(Provided data):
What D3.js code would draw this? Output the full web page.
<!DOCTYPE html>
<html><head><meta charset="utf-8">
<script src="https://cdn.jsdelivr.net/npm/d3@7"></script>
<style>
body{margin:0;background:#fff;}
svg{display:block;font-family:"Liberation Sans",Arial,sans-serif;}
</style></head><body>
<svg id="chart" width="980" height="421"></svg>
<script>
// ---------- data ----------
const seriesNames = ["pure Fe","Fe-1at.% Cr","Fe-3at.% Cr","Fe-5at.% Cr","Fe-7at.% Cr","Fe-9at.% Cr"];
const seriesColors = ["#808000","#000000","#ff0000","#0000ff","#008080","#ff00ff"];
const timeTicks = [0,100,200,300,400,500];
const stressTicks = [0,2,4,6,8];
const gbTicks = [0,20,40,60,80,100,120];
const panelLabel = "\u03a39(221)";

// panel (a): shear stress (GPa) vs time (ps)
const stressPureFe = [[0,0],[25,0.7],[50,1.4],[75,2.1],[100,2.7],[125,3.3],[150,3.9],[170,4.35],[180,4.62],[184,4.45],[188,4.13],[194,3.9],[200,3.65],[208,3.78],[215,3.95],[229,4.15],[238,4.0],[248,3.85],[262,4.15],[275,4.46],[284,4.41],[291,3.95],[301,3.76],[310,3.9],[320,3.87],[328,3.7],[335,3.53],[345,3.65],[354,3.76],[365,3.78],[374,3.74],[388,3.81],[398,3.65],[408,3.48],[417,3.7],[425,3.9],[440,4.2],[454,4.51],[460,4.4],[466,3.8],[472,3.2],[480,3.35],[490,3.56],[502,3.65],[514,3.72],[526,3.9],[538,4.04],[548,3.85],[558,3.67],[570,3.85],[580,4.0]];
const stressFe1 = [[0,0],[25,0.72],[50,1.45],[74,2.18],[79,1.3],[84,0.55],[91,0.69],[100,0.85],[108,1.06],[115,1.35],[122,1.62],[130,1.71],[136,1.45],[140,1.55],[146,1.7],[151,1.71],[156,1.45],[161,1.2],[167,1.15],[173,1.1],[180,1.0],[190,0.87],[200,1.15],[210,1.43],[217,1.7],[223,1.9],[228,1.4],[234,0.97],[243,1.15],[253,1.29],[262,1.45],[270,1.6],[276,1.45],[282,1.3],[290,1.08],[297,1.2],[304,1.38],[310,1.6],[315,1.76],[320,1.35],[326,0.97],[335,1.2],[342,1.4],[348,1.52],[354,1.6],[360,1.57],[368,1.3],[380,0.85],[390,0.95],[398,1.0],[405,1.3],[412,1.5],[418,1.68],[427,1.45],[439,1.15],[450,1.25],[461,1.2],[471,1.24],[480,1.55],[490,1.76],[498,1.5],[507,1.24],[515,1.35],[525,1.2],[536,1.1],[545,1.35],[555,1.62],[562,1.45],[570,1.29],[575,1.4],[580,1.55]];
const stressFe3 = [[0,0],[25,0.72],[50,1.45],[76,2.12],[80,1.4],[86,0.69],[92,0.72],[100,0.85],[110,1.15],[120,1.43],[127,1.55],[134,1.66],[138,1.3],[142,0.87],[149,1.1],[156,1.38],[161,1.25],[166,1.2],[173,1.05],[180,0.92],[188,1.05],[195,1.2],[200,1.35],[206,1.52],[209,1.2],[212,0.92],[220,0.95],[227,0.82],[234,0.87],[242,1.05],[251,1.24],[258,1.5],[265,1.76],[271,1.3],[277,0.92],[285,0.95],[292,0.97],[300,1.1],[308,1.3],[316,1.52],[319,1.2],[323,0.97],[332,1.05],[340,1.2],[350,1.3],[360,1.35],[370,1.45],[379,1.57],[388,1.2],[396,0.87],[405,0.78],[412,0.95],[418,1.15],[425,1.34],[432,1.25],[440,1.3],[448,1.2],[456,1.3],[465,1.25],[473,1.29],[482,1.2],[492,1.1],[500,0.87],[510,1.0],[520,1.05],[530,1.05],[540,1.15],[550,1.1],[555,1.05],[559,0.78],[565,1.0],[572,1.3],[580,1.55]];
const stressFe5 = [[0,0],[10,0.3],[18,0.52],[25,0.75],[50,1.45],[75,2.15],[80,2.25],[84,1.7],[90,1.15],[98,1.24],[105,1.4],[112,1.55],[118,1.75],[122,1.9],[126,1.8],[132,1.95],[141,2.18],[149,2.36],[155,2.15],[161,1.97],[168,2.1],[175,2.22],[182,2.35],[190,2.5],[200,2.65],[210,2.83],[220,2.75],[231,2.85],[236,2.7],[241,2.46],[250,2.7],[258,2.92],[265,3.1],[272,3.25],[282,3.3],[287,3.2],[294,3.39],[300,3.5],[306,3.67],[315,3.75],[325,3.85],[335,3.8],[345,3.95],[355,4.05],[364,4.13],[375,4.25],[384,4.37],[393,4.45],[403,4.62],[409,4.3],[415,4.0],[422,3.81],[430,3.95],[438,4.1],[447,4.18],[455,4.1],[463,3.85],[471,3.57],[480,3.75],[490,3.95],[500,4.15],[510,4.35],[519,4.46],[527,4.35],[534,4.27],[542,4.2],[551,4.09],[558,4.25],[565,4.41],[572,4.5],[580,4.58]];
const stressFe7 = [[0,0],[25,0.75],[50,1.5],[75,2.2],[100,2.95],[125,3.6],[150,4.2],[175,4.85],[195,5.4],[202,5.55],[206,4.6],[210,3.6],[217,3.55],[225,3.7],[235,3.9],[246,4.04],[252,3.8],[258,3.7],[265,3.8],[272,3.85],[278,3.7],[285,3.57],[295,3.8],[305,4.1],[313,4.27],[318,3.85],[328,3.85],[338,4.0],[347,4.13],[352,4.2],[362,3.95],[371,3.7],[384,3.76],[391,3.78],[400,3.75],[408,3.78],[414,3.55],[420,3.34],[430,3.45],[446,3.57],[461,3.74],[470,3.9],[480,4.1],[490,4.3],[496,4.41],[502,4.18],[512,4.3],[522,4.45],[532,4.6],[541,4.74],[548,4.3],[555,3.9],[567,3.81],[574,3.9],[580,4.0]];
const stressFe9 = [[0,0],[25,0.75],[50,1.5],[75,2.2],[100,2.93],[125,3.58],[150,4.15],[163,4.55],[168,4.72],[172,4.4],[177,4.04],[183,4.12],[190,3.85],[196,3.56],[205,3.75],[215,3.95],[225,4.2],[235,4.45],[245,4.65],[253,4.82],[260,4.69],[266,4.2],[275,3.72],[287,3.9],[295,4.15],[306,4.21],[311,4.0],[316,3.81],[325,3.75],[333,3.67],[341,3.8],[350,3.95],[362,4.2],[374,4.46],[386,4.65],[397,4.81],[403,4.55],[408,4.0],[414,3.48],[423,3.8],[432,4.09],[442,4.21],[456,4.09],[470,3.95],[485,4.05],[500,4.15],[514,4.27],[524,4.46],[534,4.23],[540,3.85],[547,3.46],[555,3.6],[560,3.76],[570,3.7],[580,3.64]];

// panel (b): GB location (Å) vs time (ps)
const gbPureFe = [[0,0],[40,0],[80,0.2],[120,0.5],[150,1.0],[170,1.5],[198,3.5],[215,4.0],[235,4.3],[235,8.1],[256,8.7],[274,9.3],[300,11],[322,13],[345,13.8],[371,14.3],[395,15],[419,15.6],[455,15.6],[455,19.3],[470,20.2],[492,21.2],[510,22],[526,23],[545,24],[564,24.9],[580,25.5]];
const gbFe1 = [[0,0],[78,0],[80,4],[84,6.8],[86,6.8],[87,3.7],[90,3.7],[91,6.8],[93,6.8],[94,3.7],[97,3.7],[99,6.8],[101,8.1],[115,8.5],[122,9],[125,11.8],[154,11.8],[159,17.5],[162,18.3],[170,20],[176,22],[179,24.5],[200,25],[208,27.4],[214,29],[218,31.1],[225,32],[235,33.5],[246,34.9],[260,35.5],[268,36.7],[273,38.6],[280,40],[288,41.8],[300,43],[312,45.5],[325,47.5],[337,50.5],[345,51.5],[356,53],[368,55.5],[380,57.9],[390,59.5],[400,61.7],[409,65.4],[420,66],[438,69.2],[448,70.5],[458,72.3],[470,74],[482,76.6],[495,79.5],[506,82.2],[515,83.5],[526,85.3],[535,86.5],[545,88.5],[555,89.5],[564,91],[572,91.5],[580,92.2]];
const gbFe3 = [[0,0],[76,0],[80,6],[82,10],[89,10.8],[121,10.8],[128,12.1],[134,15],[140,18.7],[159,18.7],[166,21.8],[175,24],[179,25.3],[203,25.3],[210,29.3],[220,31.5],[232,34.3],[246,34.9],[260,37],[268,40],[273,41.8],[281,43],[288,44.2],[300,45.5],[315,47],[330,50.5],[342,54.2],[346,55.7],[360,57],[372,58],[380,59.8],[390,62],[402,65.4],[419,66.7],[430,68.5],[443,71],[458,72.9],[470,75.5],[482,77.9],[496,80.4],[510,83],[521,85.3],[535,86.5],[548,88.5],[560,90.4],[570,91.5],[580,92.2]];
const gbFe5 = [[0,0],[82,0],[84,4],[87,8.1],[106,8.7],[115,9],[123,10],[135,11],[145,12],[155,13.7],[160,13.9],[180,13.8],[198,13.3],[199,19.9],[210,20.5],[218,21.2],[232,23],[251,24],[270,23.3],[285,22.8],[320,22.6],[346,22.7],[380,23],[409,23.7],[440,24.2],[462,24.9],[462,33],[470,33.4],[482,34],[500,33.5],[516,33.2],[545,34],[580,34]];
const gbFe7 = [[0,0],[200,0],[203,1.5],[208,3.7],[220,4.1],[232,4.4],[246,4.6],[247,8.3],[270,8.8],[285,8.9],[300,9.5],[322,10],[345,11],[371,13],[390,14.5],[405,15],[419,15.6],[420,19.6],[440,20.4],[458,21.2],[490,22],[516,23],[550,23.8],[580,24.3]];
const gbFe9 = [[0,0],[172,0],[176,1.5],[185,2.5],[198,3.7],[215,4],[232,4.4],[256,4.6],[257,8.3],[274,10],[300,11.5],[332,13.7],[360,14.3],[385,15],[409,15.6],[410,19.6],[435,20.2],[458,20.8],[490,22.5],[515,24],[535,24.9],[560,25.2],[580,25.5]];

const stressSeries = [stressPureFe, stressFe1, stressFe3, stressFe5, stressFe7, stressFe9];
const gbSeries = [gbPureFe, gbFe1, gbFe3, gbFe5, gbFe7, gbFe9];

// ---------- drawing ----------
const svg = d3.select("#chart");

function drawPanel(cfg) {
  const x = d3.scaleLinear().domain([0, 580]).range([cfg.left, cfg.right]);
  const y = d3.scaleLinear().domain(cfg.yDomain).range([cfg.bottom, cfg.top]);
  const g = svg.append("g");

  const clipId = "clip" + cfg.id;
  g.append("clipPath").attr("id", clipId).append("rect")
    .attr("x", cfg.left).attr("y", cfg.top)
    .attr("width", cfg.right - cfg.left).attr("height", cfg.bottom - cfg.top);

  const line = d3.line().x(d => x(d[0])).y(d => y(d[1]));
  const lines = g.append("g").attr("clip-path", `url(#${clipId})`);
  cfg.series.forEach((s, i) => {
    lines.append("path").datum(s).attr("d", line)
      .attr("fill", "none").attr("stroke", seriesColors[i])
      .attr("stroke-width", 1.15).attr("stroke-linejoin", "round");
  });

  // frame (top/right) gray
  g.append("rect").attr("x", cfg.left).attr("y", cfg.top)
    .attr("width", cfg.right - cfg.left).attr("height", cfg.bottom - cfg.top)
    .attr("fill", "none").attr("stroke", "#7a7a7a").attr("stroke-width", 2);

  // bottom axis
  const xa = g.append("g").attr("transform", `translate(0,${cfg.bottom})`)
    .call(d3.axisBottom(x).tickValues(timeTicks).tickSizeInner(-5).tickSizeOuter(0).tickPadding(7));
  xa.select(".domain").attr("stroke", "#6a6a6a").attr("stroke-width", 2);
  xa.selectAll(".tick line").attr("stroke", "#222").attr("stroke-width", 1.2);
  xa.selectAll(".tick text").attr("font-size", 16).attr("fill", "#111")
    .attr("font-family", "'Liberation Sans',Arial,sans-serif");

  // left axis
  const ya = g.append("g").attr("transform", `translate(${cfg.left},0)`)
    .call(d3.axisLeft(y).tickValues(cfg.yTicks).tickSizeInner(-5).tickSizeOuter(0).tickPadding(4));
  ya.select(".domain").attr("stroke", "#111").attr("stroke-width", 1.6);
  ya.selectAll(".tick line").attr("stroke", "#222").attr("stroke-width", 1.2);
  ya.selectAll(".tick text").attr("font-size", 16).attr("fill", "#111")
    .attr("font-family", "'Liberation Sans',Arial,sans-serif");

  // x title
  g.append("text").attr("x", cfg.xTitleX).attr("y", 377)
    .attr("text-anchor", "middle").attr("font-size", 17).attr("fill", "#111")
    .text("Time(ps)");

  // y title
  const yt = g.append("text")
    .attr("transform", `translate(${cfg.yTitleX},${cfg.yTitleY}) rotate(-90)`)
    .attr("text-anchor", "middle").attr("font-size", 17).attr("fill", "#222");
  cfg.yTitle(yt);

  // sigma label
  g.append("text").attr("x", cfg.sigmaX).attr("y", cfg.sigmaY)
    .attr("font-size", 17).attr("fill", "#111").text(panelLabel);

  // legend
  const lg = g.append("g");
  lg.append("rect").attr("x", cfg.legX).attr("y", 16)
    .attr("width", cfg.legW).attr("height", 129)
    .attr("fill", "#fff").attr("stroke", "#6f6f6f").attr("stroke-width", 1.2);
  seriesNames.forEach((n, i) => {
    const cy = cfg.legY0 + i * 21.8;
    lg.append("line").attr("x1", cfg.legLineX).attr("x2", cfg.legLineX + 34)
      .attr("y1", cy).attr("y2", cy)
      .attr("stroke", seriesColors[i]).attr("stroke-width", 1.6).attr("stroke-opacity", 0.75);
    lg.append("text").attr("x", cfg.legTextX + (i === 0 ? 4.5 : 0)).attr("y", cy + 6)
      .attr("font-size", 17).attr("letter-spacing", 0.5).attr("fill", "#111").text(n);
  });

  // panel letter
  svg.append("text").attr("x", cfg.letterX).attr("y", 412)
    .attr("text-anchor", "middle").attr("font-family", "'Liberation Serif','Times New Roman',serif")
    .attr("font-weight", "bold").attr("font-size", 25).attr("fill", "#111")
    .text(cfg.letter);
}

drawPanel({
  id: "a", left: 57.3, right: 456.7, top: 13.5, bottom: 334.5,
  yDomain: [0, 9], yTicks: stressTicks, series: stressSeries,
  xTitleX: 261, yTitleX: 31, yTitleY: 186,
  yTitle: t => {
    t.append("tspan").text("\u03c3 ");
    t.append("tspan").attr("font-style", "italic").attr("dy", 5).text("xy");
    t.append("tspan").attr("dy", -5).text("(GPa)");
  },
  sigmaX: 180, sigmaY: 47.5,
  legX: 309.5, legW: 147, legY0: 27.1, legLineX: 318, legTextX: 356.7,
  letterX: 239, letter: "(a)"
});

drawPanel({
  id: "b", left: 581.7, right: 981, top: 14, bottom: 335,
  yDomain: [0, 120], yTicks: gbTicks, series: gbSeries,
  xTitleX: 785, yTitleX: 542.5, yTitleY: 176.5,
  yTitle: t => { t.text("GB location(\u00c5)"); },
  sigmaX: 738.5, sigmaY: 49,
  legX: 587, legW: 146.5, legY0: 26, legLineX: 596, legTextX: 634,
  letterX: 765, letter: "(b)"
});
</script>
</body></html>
--
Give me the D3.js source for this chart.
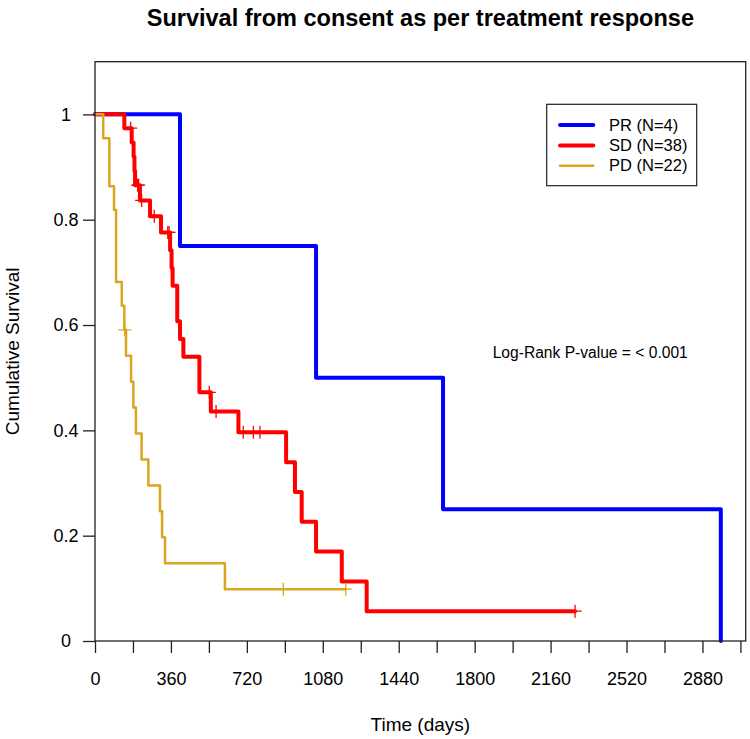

(Stated exercise): Return all lines of the material above in which the word "this" occurs.

(Written response):
What D3.js code would draw this? Output the full web page.
Give me the D3.js source for this chart.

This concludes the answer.